Every line below is to be copied exactly, with the pictures left out.

-*-*-

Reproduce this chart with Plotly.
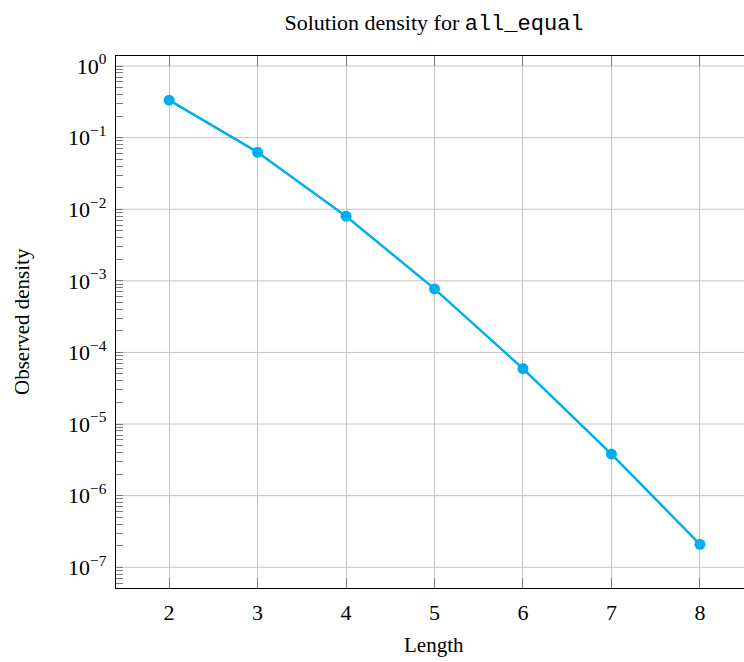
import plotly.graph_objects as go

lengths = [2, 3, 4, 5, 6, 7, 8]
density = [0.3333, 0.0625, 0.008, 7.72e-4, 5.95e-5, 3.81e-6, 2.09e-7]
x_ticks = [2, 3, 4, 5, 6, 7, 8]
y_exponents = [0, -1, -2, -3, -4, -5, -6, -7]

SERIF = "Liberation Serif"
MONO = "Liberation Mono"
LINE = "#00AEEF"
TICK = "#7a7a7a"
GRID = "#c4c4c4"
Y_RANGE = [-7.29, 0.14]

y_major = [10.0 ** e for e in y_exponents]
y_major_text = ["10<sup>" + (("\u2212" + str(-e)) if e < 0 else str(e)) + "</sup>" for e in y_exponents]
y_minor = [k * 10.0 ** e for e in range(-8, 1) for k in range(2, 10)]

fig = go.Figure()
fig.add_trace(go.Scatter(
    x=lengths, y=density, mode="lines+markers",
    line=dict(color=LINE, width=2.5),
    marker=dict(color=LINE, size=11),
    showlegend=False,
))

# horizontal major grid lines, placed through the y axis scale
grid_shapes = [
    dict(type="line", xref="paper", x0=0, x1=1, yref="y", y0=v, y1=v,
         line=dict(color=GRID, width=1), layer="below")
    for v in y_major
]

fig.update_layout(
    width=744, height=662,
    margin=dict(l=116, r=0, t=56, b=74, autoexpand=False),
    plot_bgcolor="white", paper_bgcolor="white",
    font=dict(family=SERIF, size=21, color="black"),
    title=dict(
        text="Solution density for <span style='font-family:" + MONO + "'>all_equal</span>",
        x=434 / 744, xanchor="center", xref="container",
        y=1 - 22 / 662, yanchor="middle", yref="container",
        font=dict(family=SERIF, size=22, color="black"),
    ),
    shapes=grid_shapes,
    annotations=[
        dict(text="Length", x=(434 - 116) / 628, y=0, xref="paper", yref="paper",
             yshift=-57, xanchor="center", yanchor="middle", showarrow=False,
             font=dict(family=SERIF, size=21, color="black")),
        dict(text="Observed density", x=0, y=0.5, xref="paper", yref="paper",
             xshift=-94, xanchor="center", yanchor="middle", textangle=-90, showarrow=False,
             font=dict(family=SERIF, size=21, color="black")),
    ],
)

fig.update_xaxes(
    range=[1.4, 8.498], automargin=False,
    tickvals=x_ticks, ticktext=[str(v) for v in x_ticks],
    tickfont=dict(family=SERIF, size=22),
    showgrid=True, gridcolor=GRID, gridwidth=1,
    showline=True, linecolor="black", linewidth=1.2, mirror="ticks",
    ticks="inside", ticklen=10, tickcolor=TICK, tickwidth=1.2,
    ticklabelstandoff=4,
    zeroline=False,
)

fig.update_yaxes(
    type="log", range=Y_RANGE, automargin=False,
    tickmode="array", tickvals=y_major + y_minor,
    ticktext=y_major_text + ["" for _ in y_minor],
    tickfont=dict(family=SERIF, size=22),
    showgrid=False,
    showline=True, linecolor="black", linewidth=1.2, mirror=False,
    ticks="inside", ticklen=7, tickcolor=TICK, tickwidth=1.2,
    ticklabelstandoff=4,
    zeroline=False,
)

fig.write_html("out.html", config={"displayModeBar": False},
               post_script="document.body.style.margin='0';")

-*-*-

## THE RESPONSE
Reproduce this chart with Plotly.
import plotly.graph_objects as go

lengths = [2, 3, 4, 5, 6, 7, 8]
density = [0.3333, 0.0625, 0.008, 7.72e-4, 5.95e-5, 3.81e-6, 2.09e-7]
x_ticks = [2, 3, 4, 5, 6, 7, 8]
y_exponents = [0, -1, -2, -3, -4, -5, -6, -7]

SERIF = "Liberation Serif"
MONO = "Liberation Mono"
LINE = "#00AEEF"
TICK = "#7a7a7a"
GRID = "#c4c4c4"
Y_RANGE = [-7.29, 0.14]

y_major = [10.0 ** e for e in y_exponents]
y_major_text = ["10<sup>" + (("\u2212" + str(-e)) if e < 0 else str(e)) + "</sup>" for e in y_exponents]
y_minor = [k * 10.0 ** e for e in range(-8, 1) for k in range(2, 10)]

fig = go.Figure()
fig.add_trace(go.Scatter(
    x=lengths, y=density, mode="lines+markers",
    line=dict(color=LINE, width=2.5),
    marker=dict(color=LINE, size=11),
    showlegend=False,
))

# horizontal major grid lines, placed through the y axis scale
grid_shapes = [
    dict(type="line", xref="paper", x0=0, x1=1, yref="y", y0=v, y1=v,
         line=dict(color=GRID, width=1), layer="below")
    for v in y_major
]

fig.update_layout(
    width=744, height=662,
    margin=dict(l=116, r=0, t=56, b=74, autoexpand=False),
    plot_bgcolor="white", paper_bgcolor="white",
    font=dict(family=SERIF, size=21, color="black"),
    title=dict(
        text="Solution density for <span style='font-family:" + MONO + "'>all_equal</span>",
        x=434 / 744, xanchor="center", xref="container",
        y=1 - 22 / 662, yanchor="middle", yref="container",
        font=dict(family=SERIF, size=22, color="black"),
    ),
    shapes=grid_shapes,
    annotations=[
        dict(text="Length", x=(434 - 116) / 628, y=0, xref="paper", yref="paper",
             yshift=-57, xanchor="center", yanchor="middle", showarrow=False,
             font=dict(family=SERIF, size=21, color="black")),
        dict(text="Observed density", x=0, y=0.5, xref="paper", yref="paper",
             xshift=-94, xanchor="center", yanchor="middle", textangle=-90, showarrow=False,
             font=dict(family=SERIF, size=21, color="black")),
    ],
)

fig.update_xaxes(
    range=[1.4, 8.498], automargin=False,
    tickvals=x_ticks, ticktext=[str(v) for v in x_ticks],
    tickfont=dict(family=SERIF, size=22),
    showgrid=True, gridcolor=GRID, gridwidth=1,
    showline=True, linecolor="black", linewidth=1.2, mirror="ticks",
    ticks="inside", ticklen=10, tickcolor=TICK, tickwidth=1.2,
    ticklabelstandoff=4,
    zeroline=False,
)

fig.update_yaxes(
    type="log", range=Y_RANGE, automargin=False,
    tickmode="array", tickvals=y_major + y_minor,
    ticktext=y_major_text + ["" for _ in y_minor],
    tickfont=dict(family=SERIF, size=22),
    showgrid=False,
    showline=True, linecolor="black", linewidth=1.2, mirror=False,
    ticks="inside", ticklen=7, tickcolor=TICK, tickwidth=1.2,
    ticklabelstandoff=4,
    zeroline=False,
)

fig.write_html("out.html", config={"displayModeBar": False},
               post_script="document.body.style.margin='0';")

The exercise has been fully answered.